Le 11 septembre, enfin, les renforts arrivent. Le dimanche 12, les troupes catholiques livrent à Kahlenberg, au cri de « Dieu est notre secours ! » une bataille décisive et, dans la soirée, les Polonais dévastent le camp turc. La déroute ottomane est totale. Et l’expansion musulmane arrêtée. Notre-Dame a eu pitié de l’Europe. Ce 12 septembre est la fête du Saint Nom de Marie. La Sainte Vierge par le choix de cette date, a prouvé son intervention. Reconnaissant, le pape Innocent XI étend aussitôt sa célébration à toute la catholicité.

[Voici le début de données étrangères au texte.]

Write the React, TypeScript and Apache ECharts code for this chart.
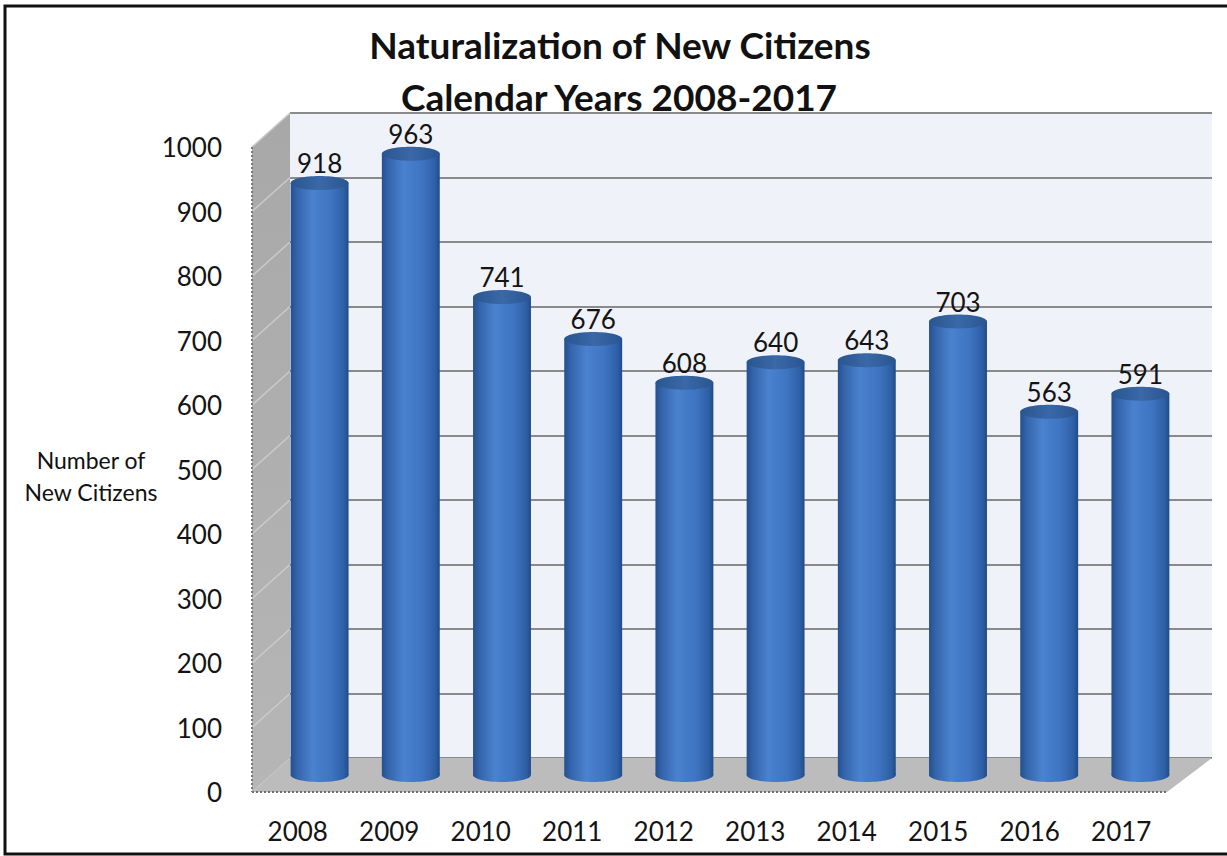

Du moins jusqu’en 1970 où, emporté dans la vague de désamour et de rejet entourant la dévotion mariale, certains jugent bon de la supprimer comme inutile. En bon Polonais fidèle à l’héroïque mémoire de Jean Sobieski et de ses hussards, Jean Paul II la rétablit en 2002, car il est juste, bon et nécessaire de bénir le nom de Marie, Vierge et Mère, qui éloigne de nous les périls.

Source : ALETEIA, le 11 septembre 2023

LE SAINT NOM DE MARIE

La fête du Saint Nom de Marie, disparue aujourd’hui du calendrier liturgique, venait de la ville de Cuenca, en Espagne (Nouvelle-Castille), à qui elle fut concédée en 1513, sous le rite double. Un temps abrogée par saint Pie V (1570), la fête du Saint Nom de Marie fut rétablie par Sixte V (1585-1590) et assignée au 17 septembre. Réservée à Cuenca, au diocèse de Tolède, puis à toute l’Espagne, la fête du Saint Nom de Marie fut ensuite permise par Clément X au royaume de Naples (1671) ; le diocèse de Milan la célébra le 11 septembre et d’autres le 22 septembre. La fête du Saint Nom de Marie ne fut instituée à Rome qu’en 1683, par Innocent XI, en action de grâce pour la délivrance de Vienne assiégée par les Turcs (12 septembre 1683).

Tandis que la Hongrie se révoltait contre les Habsbourgs, les trois cent mille hommes des armées turques conduites par le grand vizir de Mehmed IV, Kara Mustapha Pacha, et guidées par le comte hongrois et protestant Tököly, bloquaient Vienne depuis le 14 juillet 1683. L’empereur Léopold I° (1640-1705) et son beau-frère, Charles de Lorraine, avaient déserté la ville où treize mille hommes attendaient sous le commandement du comte de Sarhenberg. Innocent XI qui eût voulu former une ligue catholique contre les Turcs, ne put compter que sur l’alliance de Jean III Sobieski  (1624-1696), roi de Pologne depuis 1674, que l’on joignit lors d’un pèlerinage à Chestokowa dont il partit le 15 août. Le dimanche 12 septembre 1683, Jean Sobieski servit la messe, communia, arma son fils chevalier et prit le commandement de l’armée catholique où, en plus de ses troupes polonaises, il y avait celles du duc de Lorraine et du prince de Waldeck ; « Aujourd’hui, s’écria-t-il, il y va tout ensemble de la délivrance de Vienne, de la conservation de la Pologne et du salut de la chrétienté entière ! » Puis, il se mit à la tête des coalisés et chargea en criant : « Non nobis, Domine, non nobis, sed nomini tuo da gloriam ! » Les Ottomans furent battus à Kahlenberg et, dans Vienne délivrée, Jean Sobieski vint se prosterner avec ses généraux devant la statue de Notre-Dame de Lorette vénérée dans l’église des Augustins où l’on chanta un Te Deum ; ce jour-là, on avait fait à Rome une grande procession suivie, malgré sa goutte,  par la pape ; le 24 septembre, le cardinal-vicaire prescrit des sonneries de cloches et des prières d’action de grâces et, le 25 novembre, un décret établissait la fête du Saint Nom de Marie et l’assignait au dimanche dans l’octave de la Nativité de la Bienheureuse Vierge.

Innocent XIII étendit la fête du Saint Nom de Marie à l’Eglise universelle en 1721. La fête du Saint Nom de Marie fut placée au 12 septembre par Pie X lors de la grande réforme du  Bréviaire romain[1]. La fête du Saint Nom de Marie a disparu lors de la réforme du calendrier par Paul VI (1969), mais lui a laissé une messe votive ce qu’a ratifié Jean-Paul II dans Les messes en l’honneur de la Vierge Marie, publié à Rome le 15 août 1986, où la vingt-et-unième messe est en l’honneur du saint Nom de Marie.


[1] Pie X : constitution apostolique « Divino afflatu », 1° novembre 1911.